STATE OF HAWAI`I, JUDICIARY OF HAWAI`I, ANNALISA BERNARD-LEE, DANLYN KAPAKU, JESSICA TAKITANI-MOSES, CHRISTOPHER COBLE, SHELLY MIYASHIRO, WADE MAEDA, JOHN PELLETIER, JARED DUDOIT, JOSH GREEN, SYLVIA LUKE, DOES A THRU Z-999
Defendants.
ORDER DENYING PLAINTIFF’S “MOTION FOR APPROPRIATE RELIEF UNDER RULE 60; MOTION TO STRIKE ECF NO. 61; MEMORANDUM IN OPPOSITION TO ALL DEFENDANT(S)’S MOTION TO DISMISS”
Pro se Plaintiff Jeffrey-Steven of the House of Jarrett (“Plaintiff”) filed a “FEDERAL TORT CLAIM re: Deprivation of Right Under Color of Law; Breach of Contract, trespass, Failure to Respond; Civil Rights Violation Under Title 42; Constitutional Question per FRCP Rule 5.1” (“Complaint”) on February 1, 2024. [Dkt. no. 1.] On December 30, 2024 this Court issued its Order: Granting in Part and Denying in Part the State Defendants’ Motion to Dismiss Complaint, Filed February 1, 2024; and Dismissing Plaintiff’s Complaint with Limited Leave to Amend (“12/30 Order”). [Dkt. no. 61.1] On December 31, 2024, this Court issued an entering order denying two other motions to dismiss on the ground that they were moot in light of the rulings in the 12/30 Order (“12/31 EO”). [Dkt. no. 62.]
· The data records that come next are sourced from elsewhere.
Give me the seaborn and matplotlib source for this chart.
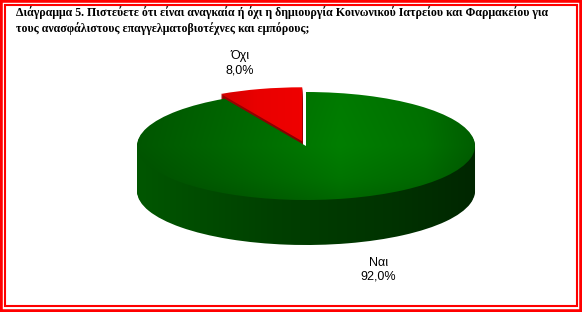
import numpy as np
import matplotlib
matplotlib.use("Agg")
import matplotlib.pyplot as plt
import seaborn as sns
from matplotlib.patches import Rectangle

sns.set_theme(style="white")
plt.rcParams['font.family'] = ['Liberation Sans', 'DejaVu Sans']
plt.rcParams['text.color'] = 'black'

# ---- data ----
categories = ["Όχι", "Ναι"]
values = [8.0, 92.0]
title_lines = ["Διάγραμμα 5. Πιστεύετε ότι είναι αναγκαία ή όχι η δημιουργία Κοινωνικού Ιατρείου και Φαρμακείου για",
               "τους ανασφάλιστους επαγγελματοβιοτέχνες και εμπόρους;"]

top_colors = ["#f00000", "#007800"]
side_colors = ["#8c0000", "#004000"]
explode = [0.09, 0.0]

W, H = 582, 312
fig = plt.figure(figsize=(W / 100, H / 100), dpi=100)
ax = fig.add_axes([0, 0, 1, 1])

# ellipse geometry in pixels
cx, cy = 306, 146          # top centre (from top)
a_px, b_px = 169, 54        # semi axes
depth = 45 / b_px           # side depth in y data units

EXT = (-1.25, 1.25, -2.3, 1.25)
gx = np.linspace(EXT[0], EXT[1], 300)
gy = np.linspace(EXT[2], EXT[3], 300)
GX, GY = np.meshgrid(gx, gy)

# side shading: horizontal gradient, lighter left, darker right
side_shade = np.interp(GX, [-1.0, -0.2, 0.5, 1.0], [1.35, 1.0, 0.8, 0.6])
# top shading: bright around centre-right, darker to the left/back/front
top_shade = np.interp(GX, [-1.0, -0.5, 0.2, 0.7, 1.0], [0.72, 0.85, 1.05, 0.95, 0.78])
top_shade = top_shade * np.interp(GY, [-1.0, -0.6, 0.0, 1.0], [0.82, 0.92, 1.0, 0.97])
red_shade = np.interp(GX, [-0.6, -0.3, 0.0], [0.85, 0.97, 1.0])


def shaded(patch, col, shade):
    rgb = np.array(matplotlib.colors.to_rgb(col))
    img = np.clip(shade[..., None] * rgb[None, None, :], 0, 1)
    im = ax.imshow(img, extent=EXT, origin="lower", interpolation="bilinear",
                   zorder=patch.get_zorder(), aspect="auto")
    im.set_clip_path(patch)
    patch.set_visible(False)


zc = 1
n = 46
for d in np.linspace(depth, 0.0, n)[:-1]:
    ws, _ = ax.pie(values, colors=side_colors, startangle=90, counterclock=True,
                   explode=explode, center=(0, -d), radius=1.0,
                   wedgeprops=dict(linewidth=0))
    for w, col in zip(ws, side_colors):
        w.set_zorder(zc)
        shaded(w, col, side_shade)
    zc += 1
wedges, _ = ax.pie(values, colors=top_colors, startangle=90, counterclock=True,
                   explode=explode, center=(0, 0), radius=1.0,
                   wedgeprops=dict(linewidth=0))
for w, col, sh in zip(wedges, top_colors, [red_shade, top_shade]):
    w.set_zorder(zc)
    shaded(w, col, sh)

# labels
theta = np.deg2rad(90 + np.cumsum([0] + values[:-1]) * 3.6 + np.array(values) * 1.8)
label_r = [1.58, 1.72]
extra_down = [0.0, 0.63]
for cat, v, t, r, e in zip(categories, values, theta, label_r, extra_down):
    txt = f"{cat}\n{v:.1f}%".replace(".", ",")
    ax.text(r * np.cos(t), r * np.sin(t) - e, txt, ha="center", va="center",
            fontsize=9, linespacing=1.2, color="black", zorder=200)

ax.set_aspect("auto")
ax.set_xlim(-cx / a_px, (W - cx) / a_px)
ax.set_ylim(-(H - cy) / b_px, cy / b_px)
ax.axis("off")

# title (fit first line to the reference width)
fs = 9.3
t1 = fig.text(16 / W, 1 - 13 / H, title_lines[0], fontsize=fs, fontweight="bold",
              family=["Liberation Serif", "DejaVu Serif"], va="center", ha="left", color="black")
t2 = fig.text(16 / W, 1 - 29 / H, title_lines[1], fontsize=fs, fontweight="bold",
              family=["Liberation Serif", "DejaVu Serif"], va="center", ha="left", color="black")
fig.canvas.draw()
wpx = t1.get_window_extent().width
new_fs = fs * 532 / wpx
t1.set_fontsize(new_fs)
t2.set_fontsize(new_fs)

# red double frame
fig.patches.append(Rectangle((0, 0), 1, 1, transform=fig.transFigure, fill=False,
                             edgecolor="#ff0000", linewidth=4.0))
fig.patches.append(Rectangle((5 / W, 6 / H), 1 - 10 / W, 1 - 11 / H, transform=fig.transFigure,
                             fill=False, edgecolor="#ff0000", linewidth=1.5))

fig.savefig("out.png", dpi=100, facecolor="white")
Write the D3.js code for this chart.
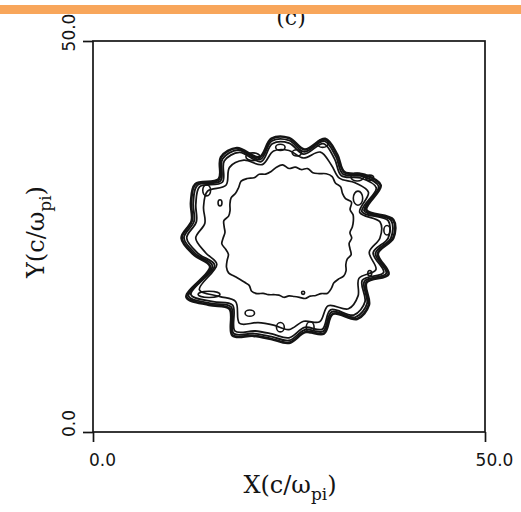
<!DOCTYPE html>
<html>
<head>
<meta charset="utf-8">
<script src="https://cdn.jsdelivr.net/npm/d3@7"></script>
<style>
  html, body { margin: 0; padding: 0; background: #fff; }
  svg { display: block; }
</style>
</head>
<body>
<div id="chart"></div>
<script>
// axis ticks
const xTicks = [0, 50];
const yTicks = [0, 50];
const tickLabels = ["0.0", "50.0"];

// ring centre (c/omega_pi)
const ringCenter = [25.0, 24.8];

// outer contour band, radius every 10 degrees (c/omega_pi)
const ringAngles = d3.range(0, 360, 10);
const ring1 = [13.3, 13.5, 10.5, 13.5, 12.6, 11.0, 12.3, 13.5, 11.5, 12.8, 12.9, 11.0,
               13.3, 13.5, 11.7, 13.8, 13.3, 12.6, 13.7, 12.3, 10.7, 15.1, 13.3, 11.8,
               14.4, 13.3, 13.1, 13.4, 12.2, 13.0, 11.2, 13.5, 13.3, 11.4, 13.5, 11.5];
const ring2 = [13.0, 13.2, 10.2, 13.2, 12.3, 10.7, 12.0, 13.2, 11.2, 12.5, 12.6, 10.7,
               13.0, 13.2, 11.4, 13.5, 13.0, 12.3, 13.4, 12.0, 10.4, 14.8, 13.0, 11.5,
               14.1, 13.0, 12.8, 13.1, 11.9, 12.7, 10.9, 13.2, 13.0, 11.1, 13.2, 11.2];
const ring3 = [12.65, 12.85, 9.9, 12.85, 11.95, 10.4, 11.65, 12.85, 10.9, 12.15, 12.25, 10.4,
               12.65, 12.85, 11.1, 13.15, 12.65, 12.0, 13.05, 11.7, 10.1, 14.45, 12.65, 11.2,
               13.75, 12.65, 12.45, 12.75, 11.6, 12.4, 10.6, 12.85, 12.65, 10.8, 12.85, 10.9];
const ring4 = [11.6, 11.8, 9.6, 11.7, 11.0, 10.0, 10.8, 11.7, 10.4, 11.2, 11.3, 10.0,
               11.5, 11.8, 10.5, 12.0, 11.6, 10.9, 11.9, 10.8, 9.8, 13.2, 11.6, 10.6,
               12.6, 11.5, 11.3, 11.7, 10.8, 11.4, 10.0, 11.8, 11.5, 10.3, 11.8, 10.4];

// inner ragged contour, every 5 degrees
const innerAngles = d3.range(0, 360, 5);
const innerRing = [8.0, 7.8, 8.2, 8.5, 8.7, 8.6, 9.2, 8.8, 8.9, 9.3, 9.2, 9.6,
                   9.5, 9.1, 8.9, 9.2, 8.9, 9.1, 8.9, 9.4, 9.2, 8.8, 8.7, 9.0,
                   8.9, 9.3, 9.5, 9.1, 8.9, 9.0, 8.7, 8.3, 8.2, 8.6, 8.4, 8.2,
                   8.4, 8.6, 8.2, 8.0, 8.4, 8.8, 8.9, 8.5, 8.2, 8.0, 7.9, 8.3,
                   8.2, 7.8, 7.7, 7.5, 7.4, 7.6, 7.4, 7.5, 7.7, 8.0, 7.9, 8.1,
                   8.2, 8.6, 8.4, 8.1, 8.2, 8.5, 8.4, 8.0, 7.9, 8.2, 7.9, 7.7];

// small closed contours inside the lobes
const islandX  = [29.3, 26.0, 20.4, 23.9, 33.7, 35.3, 14.5, 16.2, 33.8, 37.5, 35.3, 26.8, 20.0, 23.9, 27.7, 14.8];
const islandY  = [36.9, 35.7, 35.2, 36.4, 32.6, 32.5, 30.9, 29.3, 29.9, 25.8, 20.3, 17.8, 15.2, 13.4, 13.4, 17.6];
const islandRx = [0.7, 0.6, 0.9, 0.6, 0.8, 0.5, 0.5, 0.25, 0.6, 0.4, 0.25, 0.2, 0.6, 0.5, 0.5, 1.4];
const islandRy = [0.5, 0.4, 0.5, 0.4, 0.5, 0.35, 0.7, 0.4, 0.9, 0.6, 0.35, 0.2, 0.4, 0.6, 0.7, 0.4];

const width = 521, height = 512;
const margin = {top: 41, right: 36, bottom: 80, left: 93};

const svg = d3.select("#chart").append("svg")
    .attr("width", width)
    .attr("height", height);

const x = d3.scaleLinear().domain([0, 50]).range([margin.left, width - margin.right]);
const y = d3.scaleLinear().domain([0, 50]).range([height - margin.bottom, margin.top]);

const ink = "#141414";

// panel label, partly hidden under the bar
svg.append("text")
    .attr("x", 291)
    .attr("y", 25)
    .attr("text-anchor", "middle")
    .style("font-family", "DejaVu Serif")
    .style("font-size", "22px")
    .attr("fill", ink)
    .text("(c)");

svg.append("rect")
    .attr("x", 0).attr("y", 5)
    .attr("width", width).attr("height", 9)
    .attr("fill", "#f8a65b");

// frame
svg.append("rect")
    .attr("x", x(0)).attr("y", y(50))
    .attr("width", x(50) - x(0)).attr("height", y(0) - y(50))
    .attr("fill", "none")
    .attr("stroke", ink)
    .attr("stroke-width", 1.7);

// axes
const xAxis = svg.append("g")
    .attr("transform", "translate(0," + y(0) + ")")
    .call(d3.axisBottom(x).tickValues(xTicks).tickSize(10).tickSizeOuter(0)
        .tickFormat((d, i) => tickLabels[i]));
xAxis.select(".domain").remove();
xAxis.selectAll("line").attr("stroke", ink).attr("stroke-width", 1.7);
xAxis.selectAll("text")
    .attr("dx", 9)
    .attr("y", 22)
    .attr("dy", "0.71em")
    .attr("fill", ink)
    .style("font-family", "DejaVu Sans")
    .style("font-size", "17px");

const yAxis = svg.append("g")
    .attr("transform", "translate(" + x(0) + ",0)")
    .call(d3.axisLeft(y).tickValues(yTicks).tickSize(10).tickSizeOuter(0)
        .tickFormat((d, i) => tickLabels[i]));
yAxis.select(".domain").remove();
yAxis.selectAll("line").attr("stroke", ink).attr("stroke-width", 1.7);
yAxis.selectAll("text")
    .attr("x", null).attr("dy", null)
    .attr("text-anchor", "middle")
    .attr("transform", "translate(-18,-9) rotate(-90)")
    .attr("fill", ink)
    .style("font-family", "DejaVu Sans")
    .style("font-size", "17px");

// axis titles
const xTitle = svg.append("text")
    .attr("x", 290)
    .attr("y", 493)
    .attr("text-anchor", "middle")
    .style("font-family", "DejaVu Serif")
    .style("font-size", "24px")
    .attr("fill", ink);
xTitle.append("tspan").text("X(c/\u03c9");
xTitle.append("tspan").attr("dy", 7).style("font-size", "17px").text("pi");
xTitle.append("tspan").attr("dy", -7).text(")");

const yTitle = svg.append("text")
    .attr("transform", "translate(44,232) rotate(-90)")
    .attr("text-anchor", "middle")
    .style("font-family", "DejaVu Serif")
    .style("font-size", "24px")
    .attr("fill", ink);
yTitle.append("tspan").text("Y(c/\u03c9");
yTitle.append("tspan").attr("dy", 7).style("font-size", "17px").text("pi");
yTitle.append("tspan").attr("dy", -7).text(")");

// contours
function ringPoints(angles, radii) {
    return angles.map((a, i) => {
        const t = a * Math.PI / 180;
        return [x(ringCenter[0] + radii[i] * Math.cos(t)),
                y(ringCenter[1] + radii[i] * Math.sin(t))];
    });
}

const smooth = d3.line().curve(d3.curveCatmullRomClosed.alpha(0.5));

const contours = [
    {pts: ringPoints(ringAngles, ring1), w: 2.7},
    {pts: ringPoints(ringAngles, ring2), w: 1.9},
    {pts: ringPoints(ringAngles, ring3), w: 1.8},
    {pts: ringPoints(ringAngles, ring4), w: 1.7},
    {pts: ringPoints(innerAngles, innerRing), w: 1.7}
];

svg.append("g")
    .selectAll("path")
    .data(contours)
    .join("path")
    .attr("d", d => smooth(d.pts))
    .attr("fill", "none")
    .attr("stroke", ink)
    .attr("stroke-width", d => d.w)
    .attr("stroke-linejoin", "round");

svg.append("g")
    .selectAll("ellipse")
    .data(islandX)
    .join("ellipse")
    .attr("cx", (d, i) => x(d))
    .attr("cy", (d, i) => y(islandY[i]))
    .attr("rx", (d, i) => x(islandRx[i]) - x(0))
    .attr("ry", (d, i) => y(0) - y(islandRy[i]))
    .attr("fill", "none")
    .attr("stroke", ink)
    .attr("stroke-width", 1.6);
</script>
</body>
</html>
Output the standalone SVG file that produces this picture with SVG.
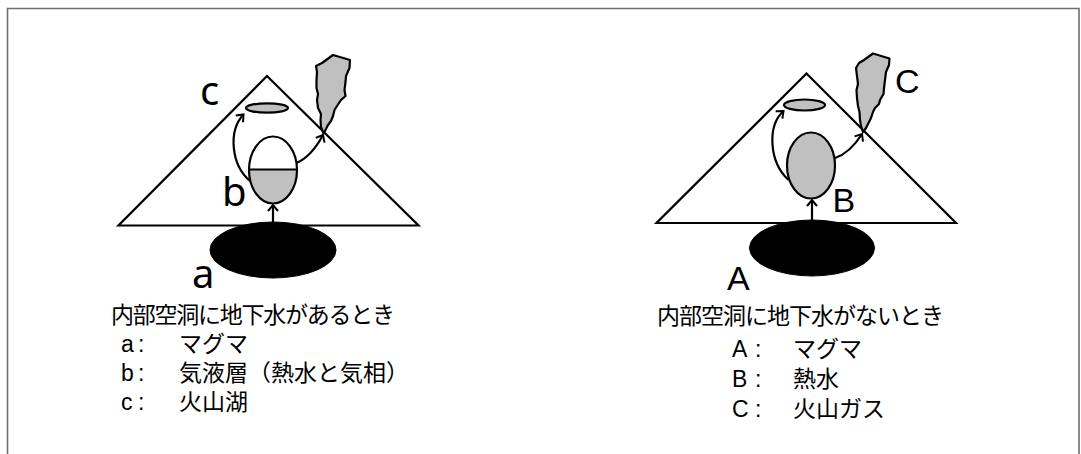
<svg xmlns="http://www.w3.org/2000/svg" width="1081" height="454" viewBox="0 0 1081 454">
  <defs>
    <marker id="open-head" viewBox="-8 -7 10 14" markerWidth="10" markerHeight="14" refX="0" refY="0" orient="auto" markerUnits="userSpaceOnUse">
      <path d="M -6,-5 L 0,0 L -6,5" fill="none" stroke="#000" stroke-width="2"/>
    </marker>
  </defs>
  <style>
    .frame { fill: none; stroke: #6f6f6f; stroke-width: 1.6; }
    .cone { fill: #fff; stroke: #000; stroke-width: 2.2; stroke-linejoin: miter; }
    .magma { fill: #000; stroke: #000; stroke-width: 1; }
    .gray { fill: #c0c0c0; stroke: #000; stroke-width: 2.2; stroke-linejoin: round; }
    .outline { fill: none; stroke: #000; stroke-width: 2.2; }
    .flow { fill: none; stroke: #000; stroke-width: 2.2; marker-end: url(#open-head); }
    .lbl-lc { font-family: "Noto Sans", "Open Sans", sans-serif; font-size: 40px; fill: #000; }
    .lbl-uc { font-family: "Liberation Sans", Arial, sans-serif; font-size: 34px; fill: #000; }
    .jp { font-family: "Noto Sans CJK JP", "Noto Sans CJK SC", sans-serif; font-size: 23px; fill: #000; }
    .lat { font-family: "Liberation Sans", Arial, sans-serif; font-size: 23px; fill: #000; }
  </style>

  <!-- outer frame: top and sides only -->
  <path class="frame" d="M 7.5,454 L 7.5,8.5 L 1079,8.5 L 1079,454"/>

  <!-- ===== left volcano: cavity holding groundwater ===== -->
  <g id="cone-left">
    <polygon class="cone" points="267,76 118.5,225.5 418.5,225.5"/>
  </g>
  <g id="magma-a">
    <ellipse class="magma" cx="273" cy="250" rx="63" ry="28"/>
  </g>
  <g id="cavity-b">
    <ellipse cx="273" cy="170" rx="24" ry="33.5" fill="#fff"/>
    <path d="M 249,169.5 A 24,33.5 0 0 0 297,169.5 Z" fill="#c0c0c0"/>
    <ellipse class="outline" cx="273" cy="170" rx="24" ry="33.5"/>
    <line x1="249" y1="169.5" x2="297" y2="169.5" stroke="#000" stroke-width="2.2"/>
  </g>
  <g id="lake-c">
    <ellipse class="gray" cx="267" cy="108" rx="21" ry="4.7"/>
  </g>
  <g id="plume-left">
    <path class="gray" d="M 333,55 L 350,60 L 349.5,68 L 346,76 L 345.5,82 L 344.5,90 L 345.5,96 L 341,100 L 337,106 L 334.5,110 L 333,116 L 331,121 L 328,125 L 326,129 L 323.5,133.5 L 321,127 L 320.5,120 L 321,114 L 318,108 L 317,100 L 318,94 L 316.5,88 L 316.5,80 L 317,72 L 316,66 L 322,63 Z"/>
  </g>

  <!-- ===== right volcano: cavity without groundwater ===== -->
  <g id="cone-right">
    <polygon class="cone" points="806.5,73.5 656.5,223 956,223"/>
  </g>
  <g id="magma-A">
    <ellipse class="magma" cx="812" cy="248" rx="62.5" ry="28"/>
  </g>
  <g id="cavity-B">
    <ellipse class="gray" cx="811" cy="165.5" rx="24" ry="33"/>
  </g>
  <g id="lake-right">
    <ellipse class="gray" cx="804.5" cy="105" rx="20.5" ry="5.5"/>
  </g>
  <g id="plume-C">
    <path class="gray" d="M 873,53.5 L 889.5,58.5 L 889,65 L 886,72 L 885,80 L 884,88 L 883.5,94 L 880,100 L 879,104 L 875,108 L 873,112 L 871,118 L 868,124 L 866,128 L 863,132 L 861,126 L 860,120 L 859.5,112 L 858,106 L 857,98 L 856.5,90 L 858,84 L 857,76 L 856,68 L 859,63 L 864,60 Z"/>
  </g>

  <!-- flows between the parts -->
  <g id="connectors">
    <path class="flow" d="M 273,222 L 273,205"/>
    <path class="flow" d="M 250,181 C 231,165 228,131 243.5,114.5"/>
    <path class="flow" d="M 296.5,163 C 308,158 316,148 323,135"/>
    <path class="flow" d="M 812,220 L 812,200"/>
    <path class="flow" d="M 788.5,180 C 769,162 767,126 783.5,111"/>
    <path class="flow" d="M 835,158 C 847,154 855,145 862,134"/>
  </g>

  <!-- part labels -->
  <g id="labels">
    <text class="lbl-lc" x="200" y="105">c</text>
    <text class="lbl-lc" x="222" y="206">b</text>
    <text class="lbl-lc" x="192" y="288">a</text>
    <text class="lbl-uc" x="895" y="93">C</text>
    <text class="lbl-uc" x="832.5" y="211.5">B</text>
    <text class="lbl-uc" x="727" y="290">A</text>
  </g>

  <!-- legend, left -->
  <g id="legend-left">
    <text class="jp"><tspan x="111" y="323" textLength="284" lengthAdjust="spacing">内部空洞に地下水があるとき</tspan><tspan class="lat" x="121" y="352">a</tspan><tspan class="lat" x="138" y="352">:</tspan><tspan x="179" y="352">マグマ</tspan><tspan class="lat" x="121" y="381">b</tspan><tspan class="lat" x="138" y="381">:</tspan><tspan x="179" y="381">気液層（熱水と気相）</tspan><tspan class="lat" x="121" y="410">c</tspan><tspan class="lat" x="138" y="410">:</tspan><tspan x="179" y="410">火山湖</tspan></text>
  </g>

  <!-- legend, right -->
  <g id="legend-right">
    <text class="jp"><tspan x="657" y="324" textLength="287" lengthAdjust="spacing">内部空洞に地下水がないとき</tspan><tspan class="lat" x="732" y="357">A</tspan><tspan class="lat" x="755" y="357">:</tspan><tspan x="793" y="357">マグマ</tspan><tspan class="lat" x="732" y="387">B</tspan><tspan class="lat" x="755" y="387">:</tspan><tspan x="793" y="387">熱水</tspan><tspan class="lat" x="732" y="417">C</tspan><tspan class="lat" x="755" y="417">:</tspan><tspan x="793" y="417">火山ガス</tspan></text>
  </g>
</svg>
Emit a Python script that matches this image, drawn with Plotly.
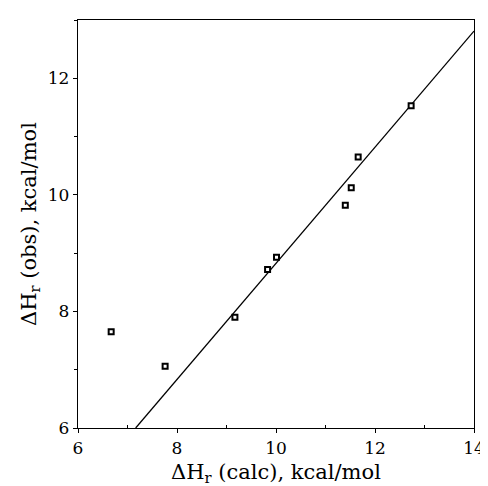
import plotly.graph_objects as go

calc = [6.67, 7.76, 9.17, 9.83, 10.01, 11.40, 11.52, 11.66, 12.73]
obs = [7.65, 7.06, 7.90, 8.72, 8.93, 9.82, 10.12, 10.65, 11.53]
fit_x = [7.165, 14.0]
fit_y = [6.0, 12.81]
x_ticks = [6, 8, 10, 12, 14]
y_ticks = [6, 8, 10, 12]

font_family = "DejaVu Serif, serif"

fig = go.Figure()
fig.add_trace(go.Scatter(x=fit_x, y=fit_y, mode="lines",
                         line=dict(color="black", width=1.3), showlegend=False))
fig.add_trace(go.Scatter(x=calc, y=obs, mode="markers",
                         marker=dict(symbol="square", size=5, color="white",
                                     line=dict(color="black", width=2)),
                         showlegend=False))

axis_common = dict(showgrid=False, zeroline=False, showline=True, linecolor="black",
                   linewidth=1.3, mirror=True, ticks="outside", ticklen=4,
                   tickcolor="black", tickfont=dict(family=font_family, size=17, color="black"))

fig.update_xaxes(range=[6, 14], tickvals=x_ticks,
                 minor=dict(tickvals=[7, 9, 11, 13], ticks="inside", ticklen=3, tickcolor="black"),
                 title=dict(text="ΔH<sub>r</sub> (calc), kcal/mol",
                            font=dict(family=font_family, size=21, color="black"), standoff=7),
                 **axis_common)
fig.update_yaxes(range=[6, 13], tickvals=y_ticks,
                 minor=dict(tickvals=[7, 9, 11, 13], ticks="outside", ticklen=3, tickcolor="black"),
                 title=dict(text="ΔH<sub>r</sub> (obs), kcal/mol",
                            font=dict(family=font_family, size=21, color="black"), standoff=5),
                 **axis_common)

fig.update_layout(width=488, height=486, margin=dict(l=70, r=11, t=12, b=66),
                  plot_bgcolor="white", paper_bgcolor="white")

fig.write_html("out.html")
Before this Court is Plaintiff’s motion seeking reconsideration of the 12/30 Order and the 12/31 EO (“Motion for Reconsideration”), filed on January 22, 2025. [Dkt. no. 64.] The Motion for Reconsideration is suitable for disposition without a hearing and without further briefing. See Local Rule LR7.1(d); Local Rule LR60.1. Plaintiff’s Motion for Reconsideration is hereby denied for the reasons set forth below. BACKGROUND The 12/30 Order construed the Complaint as only alleging claims pursuant to Title 42 United States Code Sections 1983, 1985, and 1986. [12/30 Order at 9.] All of Plaintiff’s claims were dismissed, and the following claims were
dismissed with prejudice: -Plaintiff’s Section 1983, 1985, and 1986 claims against Defendant State of Hawai`i (“the State”) and Defendant State Judiciary (“the Judiciary”); [id. at 28;] and
1 The 12/30 Order granted in part and denied in part the motion to dismiss Plaintiff’s Complaint that Defendants Josh Green and Sylvia Luke (“the State Defendants”) filed on March 6, 2024, [dkt. no. 9]. See 12/30 Order at 1. -Plaintiff’s claims seeking damages under Sections 1983, 1985, and 1986 against the State Defendants in their official capacities, [id.].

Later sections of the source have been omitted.